Extra-curricular participation and life skills
• Participation in extra-curricular activities this academic year is substantially down on normal. 39% of students reported taking part in student societies or sport in the autumn term, and this has fallen further since Christmas to just 30%. Almost half (47%) of students reported taking part in no wider enrichment activities at all this term.
• Comparing participation by continuing students in autumn 2020 to autumn 2019 before the pandemic, participation in student societies or sport was down 18 percentage points, from 54% in 2019. Students were also less likely to have taken part in work experience (down 6 percentage points), or paid work (down 5 percentage points), while numbers of those studying abroad were less than half of the previous year. The number of students not taking part in any activities was up 14 percentage points from 2019.
• The participation gap has widened during the pandemic. 44% of middle-class students took part in student societies last term compared to just 33% of students from a working-class background. Participation had fallen more from 2019 levels for working class students during the autumn 2020 term.
• More students are also now living at home during the pandemic, with rates rising from 34% in January 2020 before the crisis, to 43% in the autumn 2020 semester, and up again to 58% in February 2021.
• Those from less well-off backgrounds are more likely to be living at home. 64% of those from a working class background have spent this term living with their family, up from 50% in the autumn and 41% pre pandemic.
• 87% of students reported barriers to participation in extra-curricular activities last term, including online activities. 29% who were put off by a lack of social interaction during online activities, and a further quarter (24%) cited “zoom-fatigue” as a barrier; not wanting to spend more time online after completing lectures and course content virtually.
• More students (34%) felt their development of non-academic life skills (such as communication, motivation, confidence, resilience or leadership) has been more negatively impacted by the pandemic, compared to academic skills (18%).
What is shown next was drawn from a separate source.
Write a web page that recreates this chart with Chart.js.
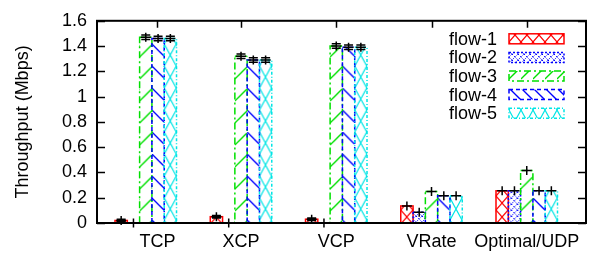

Support and financial resources
• The biggest current worry for students is being able to gain skills and experience needed for employment, with 76% saying they are fairly or very worried. This was followed by being able to take part in university social life (71%), concerns about their mental health/welling (70%) and classes being online rather than face to face (64%).
• Over half (54%) of students experienced financial issues during the autumn semester, such as being unable to find a job (27%), having reduced hours (16%), or their parents being less able to support them (19%).
• A third of students (33%) said it was currently difficult for them to cover their basic living and course expenses. This figure was higher for working class (39%) than middle class (30%) students.
• While just under half of students were satisfied with the financial support provided by their university, 28% reported not being aware of what support was available. Similarly, 52% were happy with the pastoral support provided, but 21% were unaware of the support on offer.
• Given the challenges students are facing this year, there is real concern that drop-out rates may increase. 10% of working-class students said it was unlikely that they would complete the year, compared to 6% of middle-class students. Of those who were worried about not completing the year three quarters indicated that the pandemic was significantly or somewhat negatively impacting their chances of completing the year.
1) The government and universities should look urgently at providing additional financial support for students in England. Many students are experiencing financial hardship due to the pandemic, for example due to the loss of part time work or their families being less able to support them. Recent announcements are welcome, but government funding commitments are still unlikely to be enough to meet the scale of the challenge for these students.
2) Universities should ensure all students have adequate access to the resources they need while lockdown continues and when they reopen, both to study and to take part in extra-curricular activities. This includes devices, adequate internet access, and where possible, providing COVID-secure study spaces for students without adequate study space at home.
3) Universities should spread awareness of the financial and pastoral help available to students. While awareness of such support has improved since earlier this year, many students are still unaware of the help on offer from their universities.